Vowel phonemes of Gagauz
|  | Front |  | Central | Back |  |
|---|---|---|---|---|---|
| Close | i | y |  | ɯ | u |
| Mid | e | ø | ə | o |  |
| Open | æ |  |  | ɑ |  |

== Orthography ==

It appears that the first alphabet to be used for the language was the Greek alphabet in the late 19th century. For example, orientalist Otto Blau claims that plays of Euripides had been translated into the Gagauz language and had been written with Greek letters.

Beginning in 1957, Cyrillic was used until 1993. On May 13, 1993, the parliament of the Republic of Moldova passed a decision providing for the official adoption of the Latin-based alphabet for the Gagauz language. This was subsequently amended in 1996. The Gagauz alphabet adopted is modelled on the modern Turkish alphabet, with the addition of three letters: ä to represent the sound of /[æ]/ (as ə in Azeri), ê to represent the /[ə]/ (schwa) sound, which does not exist in Turkish, and ţ to represent the sound /[ts]/ from the Romanian alphabet. On the other hand, unlike Crimean Tatar, Turkish, and some other Turkic languages, Gagauz does not have the letter ğ, which had become completely silent in the Gagauz language.

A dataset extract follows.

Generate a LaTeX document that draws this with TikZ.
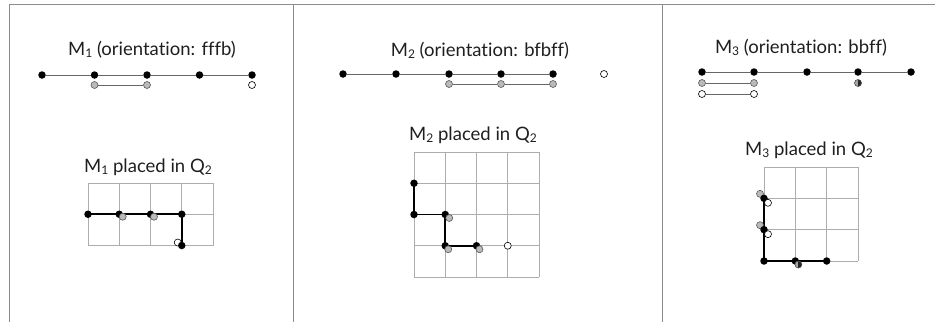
\documentclass[tikz,border=0pt]{standalone}
\usepackage{fontspec}
\setmainfont{Lato}[Ligatures={NoCommon}]
\newcommand{\sbs}[1]{\raisebox{-0.1em}{\fontsize{12}{12}\selectfont #1}}
\tikzset{
 bdot/.style={circle,fill=black,inner sep=0pt,minimum size=7.5pt},
 gdot/.style={circle,fill=black!27,draw=black!65,line width=0.6pt,inner sep=0pt,minimum size=7pt},
 wdot/.style={circle,fill=white,draw=black,line width=0.6pt,inner sep=0pt,minimum size=7pt},
 hdot/.style={circle,fill=black!35,draw=black!70,line width=0.6pt,inner sep=0pt,minimum size=7pt,
   path picture={\fill[black!85] (path picture bounding box.north) rectangle (path picture bounding box.south east);}},
 mline/.style={draw=black!60,line width=1pt},
 pathline/.style={black,line width=1.6pt},
 gridline/.style={black!32,line width=0.8pt},
 frame/.style={black!45,line width=0.9pt},
 ttl/.style={font=\fontsize{18.5}{22}\selectfont,text=black!88,inner sep=0pt}
}
\begin{document}
\begin{tikzpicture}[x=1pt,y=-1pt]
\useasboundingbox (0,0) rectangle (935,322);
% frame
\draw[frame] (9,322) -- (9,4) -- (935,4);
\draw[frame] (293,4) -- (293,322);
\draw[frame] (662,4) -- (662,322);

%================ Panel 1
\node[ttl] (t1) at (152,50) {M\sbs{1} (orientation: fffb)};
\foreach \i/\x in {1/42,2/94.5,3/147,4/199.5,5/252}{\node[bdot] (a\i) at (\x,75) {};}
\draw[mline] (a1) -- (a2) -- (a3) -- (a4) -- (a5);
\node[gdot] (ag2) at (94.5,85) {};
\node[gdot] (ag3) at (147,85) {};
\draw[mline] (ag2) -- (ag3);
\node[wdot] (aw5) at (252,85) {};

\node[ttl] (u1) at (148,167) {M\sbs{1} placed in Q\sbs{2}};
\foreach \k in {0,...,4}{\draw[gridline] (88+\k*31.25,183) -- (88+\k*31.25,245.5);}
\foreach \k in {0,...,2}{\draw[gridline] (88,183+\k*31.25) -- (213,183+\k*31.25);}
\coordinate (q1) at (88,214.25);
\coordinate (q2) at (119.25,214.25);
\coordinate (q3) at (150.5,214.25);
\coordinate (q4) at (181.75,214.25);
\coordinate (q5) at (181.75,245.5);
\draw[pathline] (q1) -- (q2) -- (q3) -- (q4) -- (q5);
\node[wdot] (qw5) at ([shift={(-4,-3)}]q5) {};
\foreach \i in {1,...,5}{\node[bdot] (qb\i) at (q\i) {};}
\node[gdot] (qg2) at ([shift={(3.5,2.5)}]q2) {};
\node[gdot] (qg3) at ([shift={(3.5,2.5)}]q3) {};

%================ Panel 2
\node[ttl] (t2) at (480,51) {M\sbs{2} (orientation: bfbff)};
\foreach \i/\x in {1/343,2/396,3/449,4/501,5/553}{\node[bdot] (b\i) at (\x,74) {};}
\draw[mline] (b1) -- (b2) -- (b3) -- (b4) -- (b5);
\node[gdot] (bg3) at (449,84) {};
\node[gdot] (bg4) at (501,84) {};
\node[gdot] (bg5) at (553,84) {};
\draw[mline] (bg3) -- (bg4) -- (bg5);
\node[wdot] (bw6) at (604,74) {};

\node[ttl] (u2) at (473,135) {M\sbs{2} placed in Q\sbs{2}};
\foreach \k in {0,...,4}{\draw[gridline] (414+\k*31.25,152) -- (414+\k*31.25,277);}
\foreach \k in {0,...,4}{\draw[gridline] (414,152+\k*31.25) -- (539,152+\k*31.25);}
\coordinate (r1) at (414,183.25);
\coordinate (r2) at (414,214.5);
\coordinate (r3) at (445.25,214.5);
\coordinate (r4) at (445.25,245.75);
\coordinate (r5) at (476.5,245.75);
\draw[pathline] (r1) -- (r2) -- (r3) -- (r4) -- (r5);
\foreach \i in {1,...,5}{\node[bdot] (rb\i) at (r\i) {};}
\node[gdot] (rg3) at ([shift={(4,3.5)}]r3) {};
\node[gdot] (rg4) at ([shift={(3,3.5)}]r4) {};
\node[gdot] (rg5) at ([shift={(3,3.5)}]r5) {};
\node[wdot] (rw6) at (507.75,245.75) {};

%================ Panel 3
\node[ttl] (t3) at (801,48) {M\sbs{3} (orientation: bbff)};
\foreach \i/\x in {1/702,2/754,3/807,4/858,5/911}{\node[bdot] (c\i) at (\x,72) {};}
\draw[mline] (c1) -- (c2) -- (c3) -- (c4) -- (c5);
\node[gdot] (cg1) at (702,83) {};
\node[gdot] (cg2) at (754,83) {};
\draw[mline] (cg1) -- (cg2);
\node[hdot] (ch4) at (858,83) {};
\node[wdot] (cw1) at (702,94) {};
\node[wdot] (cw2) at (754,94) {};
\draw[mline] (cw1) -- (cw2);

\node[ttl] (u3) at (809,150) {M\sbs{3} placed in Q\sbs{2}};
\foreach \k in {0,...,3}{\draw[gridline] (764+\k*31.33,167) -- (764+\k*31.33,261);}
\foreach \k in {0,...,3}{\draw[gridline] (764,167+\k*31.33) -- (858,167+\k*31.33);}
\coordinate (s1) at (764,198.33);
\coordinate (s2) at (764,229.67);
\coordinate (s3) at (764,261);
\coordinate (s4) at (795.33,261);
\coordinate (s5) at (826.67,261);
\draw[pathline] (s1) -- (s2) -- (s3) -- (s4) -- (s5);
\node[gdot] (sg1) at ([shift={(-4,-4.5)}]s1) {};
\node[gdot] (sg2) at ([shift={(-4,-4.5)}]s2) {};
\foreach \i in {1,...,5}{\node[bdot] (sb\i) at (s\i) {};}
\node[wdot] (sw1) at ([shift={(4,4.5)}]s1) {};
\node[wdot] (sw2) at ([shift={(4,4.5)}]s2) {};
\node[hdot] (sh4) at ([shift={(3,3.5)}]s4) {};
\end{tikzpicture}
\end{document}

Dotted and dotless I are separate letters, each with its own uppercase and lowercase form. I is the capital form of ı, and İ is the capital form of i. The Gagauz alphabet has no q, w or x. Instead, those characters are transliterated into Gagauz as k, v and ks.

Modern Gagauz alphabet:

| A a | Ä ä | B b | C c | Ç ç | D d | E e | Ê ê |
| F f | G g | H h | I ı | İ i | J j | K k | L l |
| M m | N n | O o | Ö ö | P p | R r | S s | Ş ş |
| T t | Ţ ţ | U u | Ü ü | V v | Y y | Z z | |

== Current situation ==
A study in 2012 was conducted on the Gagauz community to assess the current situation and sociocultural context. The findings show that within Gagauzia, official documents, printed publications, and official web sites are only in Russian. The National Passport System in Moldova does not allow the spelling of names in Gagauz. Signposts in Gagauzia are mostly in Romanian, and the names of squares and streets have not changed since the time of the Soviet Union.

=== Education ===
Despite various laws that support the rights of citizens to education in their native language, almost all instruction in Gagauzian schools is in Russian. Gagauz, while the native language of all students, is only taught as a "native language" class for a few hours per week. Research has also shown that there are not serious desires or attempts to institute Gagauz as a language of instruction. In a study, 80.6% of respondents preferred Russian as the medium of instruction at schools. There are, however, some notable efforts to increase Gagauz language education. Todur Zanet, editor-in-chief of the Ana Sözü local newspaper, has played an active role in encouraging readers and local authorities to promote instruction in their mother tongue. Zanet has also contributed significantly to efforts to standardize the language and increase its accessibility through print and other mediums.

=== Media ===

Ana Sözü is the largest local newspaper in Gagauzia. It is also the only local newspaper still written entirely in Gagauz, and was the first newspaper of any kind published in the Gagauz language. Apart from Ana Sözü, there are various newspapers published in the Autonomous Territorial Unit of Gagauzia, including Açık Göz, Gagauz Yeri, Gagauz Sesi, Halk Birlii, Novıy Vzgliad, Vesti Gagauzii, and Znamea.

In addition to printed materials, the company Gagauzia Radio Television (GRT) produces radio and television broadcasts in Gagauz.